→ **Stored data**:
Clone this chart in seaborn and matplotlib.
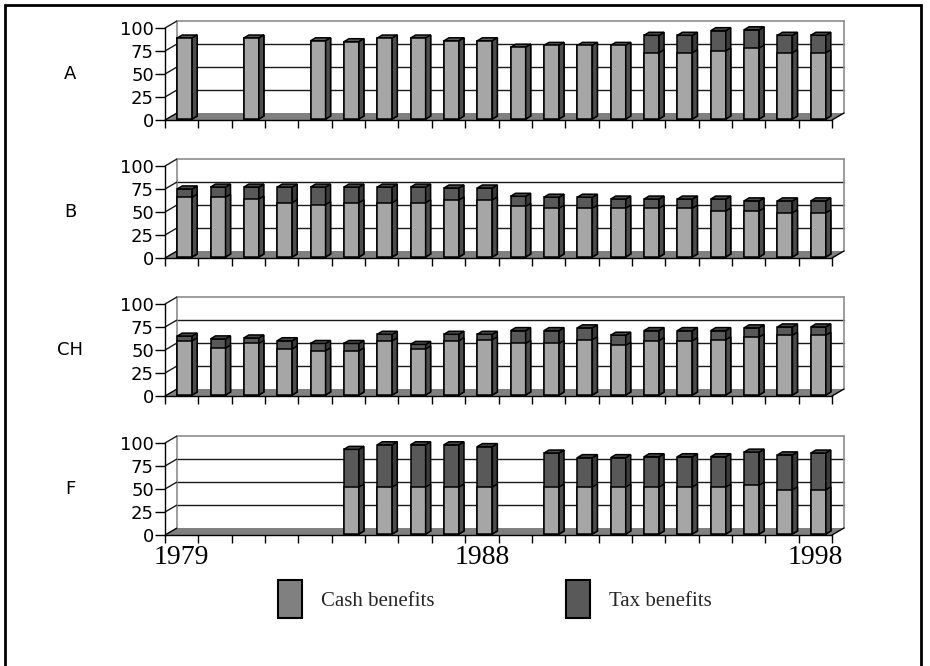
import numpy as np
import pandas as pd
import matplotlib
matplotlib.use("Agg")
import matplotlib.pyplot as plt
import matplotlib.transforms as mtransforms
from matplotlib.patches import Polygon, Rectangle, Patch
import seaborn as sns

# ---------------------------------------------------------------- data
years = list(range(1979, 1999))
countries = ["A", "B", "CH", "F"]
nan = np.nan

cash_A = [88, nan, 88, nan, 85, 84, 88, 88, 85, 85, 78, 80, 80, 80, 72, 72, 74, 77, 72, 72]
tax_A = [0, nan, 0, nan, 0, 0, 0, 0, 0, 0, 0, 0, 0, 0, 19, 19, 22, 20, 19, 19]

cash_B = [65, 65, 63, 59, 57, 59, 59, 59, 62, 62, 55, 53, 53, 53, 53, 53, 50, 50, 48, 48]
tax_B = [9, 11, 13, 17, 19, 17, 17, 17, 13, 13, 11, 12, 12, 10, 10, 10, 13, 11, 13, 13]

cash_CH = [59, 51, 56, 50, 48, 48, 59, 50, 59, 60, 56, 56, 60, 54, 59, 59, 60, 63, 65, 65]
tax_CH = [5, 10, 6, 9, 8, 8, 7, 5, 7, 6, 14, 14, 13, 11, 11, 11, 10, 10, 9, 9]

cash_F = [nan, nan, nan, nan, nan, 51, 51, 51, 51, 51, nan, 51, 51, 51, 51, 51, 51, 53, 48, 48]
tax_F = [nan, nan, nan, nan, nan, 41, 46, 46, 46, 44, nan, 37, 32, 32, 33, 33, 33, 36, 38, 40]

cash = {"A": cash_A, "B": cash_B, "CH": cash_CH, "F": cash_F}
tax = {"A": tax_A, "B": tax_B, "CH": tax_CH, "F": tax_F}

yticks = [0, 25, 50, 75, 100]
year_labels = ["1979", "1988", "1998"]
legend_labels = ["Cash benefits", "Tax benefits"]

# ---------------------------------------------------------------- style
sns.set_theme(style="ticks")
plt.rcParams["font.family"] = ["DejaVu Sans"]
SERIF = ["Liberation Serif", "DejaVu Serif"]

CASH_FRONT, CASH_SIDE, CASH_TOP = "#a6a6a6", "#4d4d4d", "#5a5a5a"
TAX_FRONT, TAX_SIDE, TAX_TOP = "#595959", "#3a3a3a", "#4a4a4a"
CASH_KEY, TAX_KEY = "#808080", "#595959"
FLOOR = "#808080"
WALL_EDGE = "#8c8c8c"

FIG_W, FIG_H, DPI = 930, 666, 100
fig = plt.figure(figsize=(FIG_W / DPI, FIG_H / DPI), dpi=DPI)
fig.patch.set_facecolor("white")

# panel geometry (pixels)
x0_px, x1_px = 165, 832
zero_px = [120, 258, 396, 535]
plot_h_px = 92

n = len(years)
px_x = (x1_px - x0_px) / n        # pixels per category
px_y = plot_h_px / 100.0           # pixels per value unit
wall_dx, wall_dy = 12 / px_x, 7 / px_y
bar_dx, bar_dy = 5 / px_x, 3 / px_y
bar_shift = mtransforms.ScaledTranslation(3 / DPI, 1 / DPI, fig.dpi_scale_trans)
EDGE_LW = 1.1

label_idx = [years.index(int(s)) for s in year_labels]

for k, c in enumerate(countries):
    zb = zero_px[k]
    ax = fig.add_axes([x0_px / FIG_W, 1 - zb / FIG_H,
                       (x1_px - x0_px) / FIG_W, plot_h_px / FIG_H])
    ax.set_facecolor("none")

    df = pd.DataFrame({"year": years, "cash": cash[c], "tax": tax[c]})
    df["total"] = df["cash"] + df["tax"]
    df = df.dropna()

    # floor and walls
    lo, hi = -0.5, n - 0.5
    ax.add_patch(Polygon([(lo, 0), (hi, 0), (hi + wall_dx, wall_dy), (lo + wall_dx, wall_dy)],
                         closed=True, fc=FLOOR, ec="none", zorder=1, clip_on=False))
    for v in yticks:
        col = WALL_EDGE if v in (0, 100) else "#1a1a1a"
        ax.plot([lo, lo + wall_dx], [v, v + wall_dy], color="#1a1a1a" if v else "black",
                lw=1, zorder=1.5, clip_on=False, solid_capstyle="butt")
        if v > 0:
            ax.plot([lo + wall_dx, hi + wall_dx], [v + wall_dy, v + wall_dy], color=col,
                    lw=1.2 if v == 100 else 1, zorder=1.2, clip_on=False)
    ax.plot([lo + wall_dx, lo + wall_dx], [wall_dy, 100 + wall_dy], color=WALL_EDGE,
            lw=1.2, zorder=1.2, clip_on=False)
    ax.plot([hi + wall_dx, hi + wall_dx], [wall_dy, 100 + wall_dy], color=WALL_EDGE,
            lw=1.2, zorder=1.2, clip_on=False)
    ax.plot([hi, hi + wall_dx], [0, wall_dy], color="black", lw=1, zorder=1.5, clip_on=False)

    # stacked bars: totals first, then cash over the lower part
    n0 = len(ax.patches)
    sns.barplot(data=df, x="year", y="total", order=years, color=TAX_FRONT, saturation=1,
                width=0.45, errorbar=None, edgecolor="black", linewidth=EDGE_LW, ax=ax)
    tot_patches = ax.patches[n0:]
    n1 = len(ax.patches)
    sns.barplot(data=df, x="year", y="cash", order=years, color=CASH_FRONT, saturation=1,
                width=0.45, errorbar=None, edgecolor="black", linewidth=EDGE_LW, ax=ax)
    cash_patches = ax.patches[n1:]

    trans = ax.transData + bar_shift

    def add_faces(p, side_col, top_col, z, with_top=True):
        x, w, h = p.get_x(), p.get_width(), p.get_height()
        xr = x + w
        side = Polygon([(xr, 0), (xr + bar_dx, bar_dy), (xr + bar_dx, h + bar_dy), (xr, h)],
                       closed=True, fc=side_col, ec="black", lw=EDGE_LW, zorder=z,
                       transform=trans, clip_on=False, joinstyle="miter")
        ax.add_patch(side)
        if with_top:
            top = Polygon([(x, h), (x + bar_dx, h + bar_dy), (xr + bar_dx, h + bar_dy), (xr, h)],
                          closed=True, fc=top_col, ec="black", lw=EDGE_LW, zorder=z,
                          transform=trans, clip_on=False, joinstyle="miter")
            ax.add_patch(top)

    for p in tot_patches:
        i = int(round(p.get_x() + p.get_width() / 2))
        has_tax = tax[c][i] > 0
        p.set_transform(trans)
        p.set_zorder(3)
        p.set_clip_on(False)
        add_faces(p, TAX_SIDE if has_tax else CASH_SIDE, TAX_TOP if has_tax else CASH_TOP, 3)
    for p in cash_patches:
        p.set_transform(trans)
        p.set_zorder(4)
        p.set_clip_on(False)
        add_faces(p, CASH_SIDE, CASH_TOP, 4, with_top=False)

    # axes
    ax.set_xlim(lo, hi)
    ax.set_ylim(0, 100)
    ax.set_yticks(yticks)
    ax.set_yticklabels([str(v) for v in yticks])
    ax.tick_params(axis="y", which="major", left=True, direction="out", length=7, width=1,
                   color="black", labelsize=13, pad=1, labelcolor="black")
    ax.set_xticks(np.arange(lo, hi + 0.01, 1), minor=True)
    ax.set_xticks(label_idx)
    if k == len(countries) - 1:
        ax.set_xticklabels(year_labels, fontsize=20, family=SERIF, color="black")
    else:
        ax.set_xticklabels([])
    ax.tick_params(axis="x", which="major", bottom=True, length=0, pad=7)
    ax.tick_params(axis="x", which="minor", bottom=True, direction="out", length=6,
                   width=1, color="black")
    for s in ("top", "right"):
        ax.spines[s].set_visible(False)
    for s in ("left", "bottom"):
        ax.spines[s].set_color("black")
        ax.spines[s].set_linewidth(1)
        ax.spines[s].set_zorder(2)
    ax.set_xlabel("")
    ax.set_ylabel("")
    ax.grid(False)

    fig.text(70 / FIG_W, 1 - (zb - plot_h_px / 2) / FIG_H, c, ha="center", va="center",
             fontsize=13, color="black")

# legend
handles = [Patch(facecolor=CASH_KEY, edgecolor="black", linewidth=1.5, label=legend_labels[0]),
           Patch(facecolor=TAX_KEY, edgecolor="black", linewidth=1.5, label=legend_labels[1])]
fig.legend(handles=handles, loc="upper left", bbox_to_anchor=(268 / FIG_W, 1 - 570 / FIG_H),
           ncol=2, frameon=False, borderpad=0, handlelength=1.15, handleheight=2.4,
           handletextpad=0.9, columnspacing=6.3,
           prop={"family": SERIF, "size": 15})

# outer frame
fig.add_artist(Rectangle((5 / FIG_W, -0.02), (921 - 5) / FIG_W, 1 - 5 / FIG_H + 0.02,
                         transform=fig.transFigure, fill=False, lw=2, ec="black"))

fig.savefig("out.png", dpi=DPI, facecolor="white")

→ **Short problem**: Copy all lines from the material that include "seaborn".

→ **Written response**:
Clone this chart in seaborn and matplotlib.
import seaborn as sns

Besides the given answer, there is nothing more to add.